Przed zawodnikami West Hamu cztery dni, kiedy będą mieli dwa mecze, w których zapewne większość będzie oczekiwała wygranej. Co zadziwiające, we wtorek wieczorem Hammers mogą mieć już 32 punkty w tabeli, jeśli uda im się odnieść dwa zwycięstwa: na London Stadium nad Burnley i West Bromem we wtorek.
Wiadomości drużynowe:
West Ham United nie ma Fabiana Balbueny (samoizolacja) i Arthura Masuaku (przerwa po operacji kolana). Ryan Fredericks i Issa Diop są pod dużym znakiem zapytania, jeśli chodzi o występ. Issa Diop trenował w tym tygodniu wg raportów, ale prawdopodobnie David Moyes nie postawi na tego zawodnika. Przynajmniej nie w wyjściowej „11”.

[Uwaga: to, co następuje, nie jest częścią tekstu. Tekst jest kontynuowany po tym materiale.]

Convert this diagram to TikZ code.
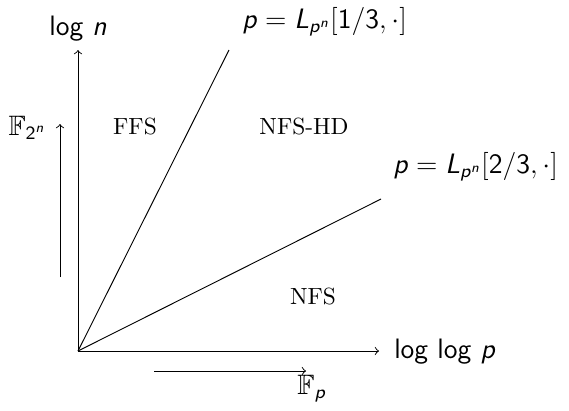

Łukasz Fabiański wrócił na trening w Rush Green i będzie starał się uzyskać czwarte czyste konto z rzędu, tym razem przeciwko Burnley. Ostateczne decyzje, czy Polak stanie w bramce w sobotę zapadną jednak tuż przed meczem. Wszystko wskazuje na to, że ze zdrowiem naszego reprezentanta wszystko jest już w porządku.
Myślę, że jesteśmy na bardzo dobrej pozycji – powiedział Fabiański nawiązując do sobotniego spotkania. W tym sezonie liga jest bardzo interesująca, ponieważ jest wiele drużyn, które są mniej więcej na tym samym poziomie, jeśli chodzi o liczbę punktów. Poprostu chcemy cisnąć, ciężko pracować, rywalizować i zobaczyć, co się wydarzy.
Hammers mogliby awansować do pierwszej szóstki po wygranej, a ponieważ w tym sezonie będzie okazja do wejścia do europejskich miejsc, Fabiański mówi, że utrzymanie wszystkich w formie i dyspozycyjności będzie kluczem do sukcesu w tym sezonie.
West Ham wchodzi do gry niepokonany w czterech meczach we wszystkich rozgrywkach, w tym w ostatnich trzech w lidze. Declan Rice jest zdeterminowany, aby w ten weekend utrzymać ten trend na London Stadium.
To będzie ogromna gra – potwierdził Rice. Mamy świetną passę z trzema czystymi kontami i zwycięstwami w Evertonie i Stockport, więc wszystko wygląda pozytywnie i jeśli wygramy, dochodzimy do 29 punktów, co jest dla nas ogromne, więc chcemy wygrać.
Wiele osób patrzyło na nas i myślało, że stracimy łatwe gole i zawalimy się, ale teraz tak nie jest. Jesteśmy znacznie solidniejsi, wyglądamy na zagrożenie. Wiemy jacy są gracze Burnley i czym się charakteryzują Mieliśmy pecha, że przegraliśmy z nimi u siebie w lipcu, kiedy całkowicie ich pokonaliśmy, więc przejdziemy do gry pozytywnie i zobaczymy, co możemy zrobić. Nie powinniśmy się nikogo bać – podsumował Młot Roku.
Przewidywany skład: Fabiański, Coufal, Dawson, Ogbonna, Cresswell, Soucek, Rice, Bowen, Fornals, Benrahma, Antonio.
Historia spotkań:
- West Ham: 37 wygranych,
- 18 remisów,
- Burnley: 35 wygranych
Goście przegrali dwa z ostatnich trzech meczów w Premier League. The Hammers mają ogromną motywację, mając za sobą trzy czyste konta i szansę na zdobycie wspomnianych 29 punktów już jutro.
Spotkanie w Polsce będzie transmitowane na Canal plus Sport2 od godziny 16:00.